Come riassume in due parole il programma di Identità e Democrazia?
Lo hanno detto chiaramente l’eurodeputato Marco Zanni, Marine Le Pen e Matteo Salvini: ridare vita all’Europa delle nazioni e della libertà, incidendo nel prossimo esecutivo Ue per liberare i popoli da burocrazia e norme di Bruxelles.
I cittadini europei possono da soli liberarsi della visione politica oppressiva?
È evidente che il destino europeo sia anche legato alle Presidenziali americane. Il repubblicano Usa Vivek Ramaswamy ha tenuto al convegno un intervento tutto incentrato contro la cultura della paura, del politically correct, che le élite Dem hanno imposto a tutto l’Occidente: credo che l’affermazione di Donald Trump possa in breve tempo spazzare via questa cappa d’ipocrisia.
Quanto è stato importante l’incontro di sabato scorso a Roma presso gli Studi De Paolis?
Ha riunito a Roma tutti i rappresentanti delle forze politiche identitarie europee, dal Portogallo alle Fiandre passando per Francia e Austria. Tutti concordi nel bocciare le politiche europee, e sul dato oggettivo che le norme europee favoriscono la chiusura delle attività artigianali e l’abbandono dell’agricoltura tradizionale: non solo fallisce l’economia italiana, ma anche quella di tutte le nazioni europee. Tutti siamo convinti che l’ideologia green abbia sostituito il vecchio marxismo operaista: è nato un vero e proprio mostro che predica un fritto misto di ecologismo estremo, pauperismo e accoglienza indiscriminata di migranti economici. Il risultato è l’impoverimento degli europei, la chiusura delle attività che non riescono economicamente a sostenere i costi d’adeguamento alle norme Ue, l’aumento della disoccupazione e dell’esclusione sociale. Una dittatura liberticida.
Come possiamo dire d’essere al cospetto di una dittatura?
Basta leggere il Digital Act, quella congerie di norme instaurano la censura delle idee sui social media. Censura che scatta appena un cittadino si dichiara contro la gender culture o neghi le emergenze climatiche. La Lega e tutti i partiti identitari hanno bocciato queste norme.
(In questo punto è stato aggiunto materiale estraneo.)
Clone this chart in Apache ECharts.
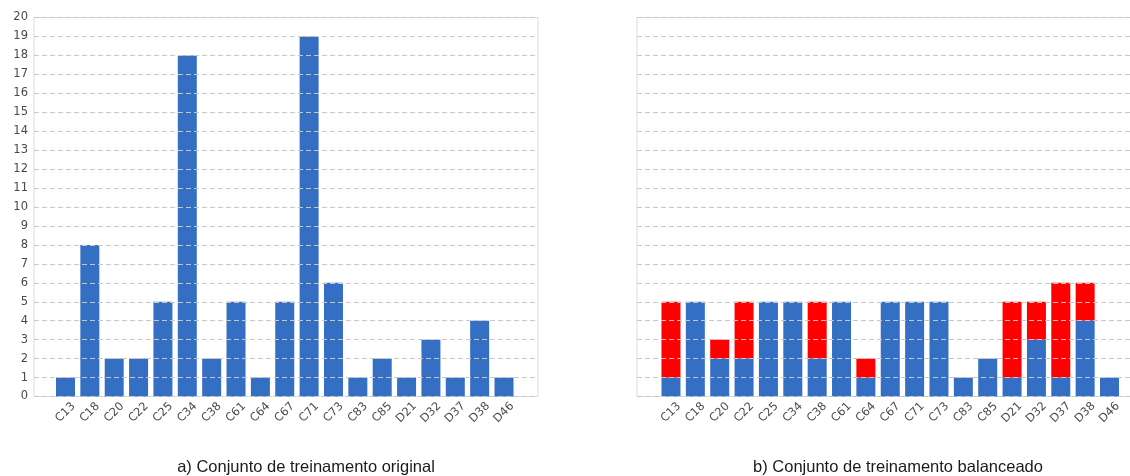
<!DOCTYPE html>
<html>
<head>
<meta charset="utf-8">
<title>Conjunto de treinamento</title>
<script src="https://cdn.jsdelivr.net/npm/echarts@6/dist/echarts.min.js"></script>
<style>
  html, body { margin: 0; padding: 0; background: #fff; overflow: hidden; width: 1130px; height: 476px; }
  /* canvas is wider than the window: the right panel runs past the page edge */
  #chart { width: 1200px; height: 476px; }
</style>
</head>
<body>
<div id="chart"></div>
<script>
// Classes in the training set
const categories = ['C13','C18','C20','C22','C25','C34','C38','C61','C64','C67','C71','C73','C83','C85','D21','D32','D37','D38','D46'];
// a) original training set: samples per class
const originalCounts = [1,8,2,2,5,18,2,5,1,5,19,6,1,2,1,3,1,4,1];
// b) balanced training set: original samples (blue) + added samples (red)
const balancedOriginal = [1,5,2,2,5,5,2,5,1,5,5,5,1,2,1,3,1,4,1];
const balancedAdded = [4,0,1,3,0,0,3,0,1,0,0,0,0,0,4,2,5,2,0];
// y-axis tick range
const yMin = 0, yMax = 20, yStep = 1;
const captions = ['a) Conjunto de treinamento original', 'b) Conjunto de treinamento balanceado'];

const BLUE = '#356fc4';
const RED = '#ff0000';
const TOP = 17.5, HEIGHT = 379;

const chart = echarts.init(document.getElementById('chart'), null, { renderer: 'canvas' });

// frame grids (border + dashed lines + y labels) and bar grids (narrower category band)
const frames = [{ left: 34, width: 504 }, { left: 637, width: 522 }];
const bars = [{ left: 53.3, width: 462.9 }, { left: 658.8, width: 462.9 }];

const grid = [];
const xAxis = [];
const yAxis = [];
frames.forEach((f, i) => {
  grid.push({ left: f.left, width: f.width, top: TOP, height: HEIGHT, show: true,
    borderColor: '#dcdcdc', borderWidth: 1, backgroundColor: 'transparent' });
  xAxis.push({ type: 'value', gridIndex: grid.length - 1, show: false, min: 0, max: 1 });
  yAxis.push({ type: 'value', gridIndex: grid.length - 1, min: yMin, max: yMax, interval: yStep, z: 10,
    axisLine: { show: false }, axisTick: { show: false },
    axisLabel: { show: i === 0, color: '#4a4a4a', fontSize: 11.5, fontFamily: 'DejaVu Sans', margin: 6 },
    splitLine: { show: true, lineStyle: { color: '#c8c8c8', type: [5, 3], width: 1 } } });
});
bars.forEach((b) => {
  grid.push({ left: b.left, width: b.width, top: TOP, height: HEIGHT });
  xAxis.push({ type: 'category', gridIndex: grid.length - 1, data: categories,
    axisLine: { show: false }, axisTick: { show: false },
    axisLabel: { interval: 0, rotate: 45, align: 'center', verticalAlign: 'middle', margin: 16,
      color: '#4a4a4a', fontSize: 11.5, fontFamily: 'DejaVu Sans' } });
  yAxis.push({ type: 'value', gridIndex: grid.length - 1, min: yMin, max: yMax, interval: yStep,
    show: false, splitLine: { show: false } });
});

const barCommon = { type: 'bar', barCategoryGap: '22%', z: 2, silent: true, animation: false };

chart.setOption({
  animation: false,
  grid, xAxis, yAxis,
  series: [
    Object.assign({}, barCommon, { name: 'original', xAxisIndex: 2, yAxisIndex: 2,
      data: originalCounts, itemStyle: { color: BLUE } }),
    Object.assign({}, barCommon, { name: 'base', xAxisIndex: 3, yAxisIndex: 3, stack: 'bal',
      data: balancedOriginal, itemStyle: { color: BLUE } }),
    Object.assign({}, barCommon, { name: 'added', xAxisIndex: 3, yAxisIndex: 3, stack: 'bal',
      data: balancedAdded, itemStyle: { color: RED } })
  ],
  graphic: [
    { type: 'text', x: 306, y: 467, style: { text: captions[0], fill: '#1a1a1a',
      font: '16.5px "Liberation Sans", Arial, sans-serif', textAlign: 'center', textVerticalAlign: 'middle' } },
    { type: 'text', x: 898, y: 467, style: { text: captions[1], fill: '#1a1a1a',
      font: '16.5px "Liberation Sans", Arial, sans-serif', textAlign: 'center', textVerticalAlign: 'middle' } }
  ]
});
</script>
</body>
</html>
Vincendo le Europee cancelleremo anche le norme green sulle case e anche tutte le altre restrizioni su lavoro e circolazione.
Anche la Ztl di Roma?
Questa la affrontiamo prestissimo col presidente Francesco Rocca, perché il sindaco Roberto Gualtieri non può e non deve trasformare Roma in una città nemica dei cittadini.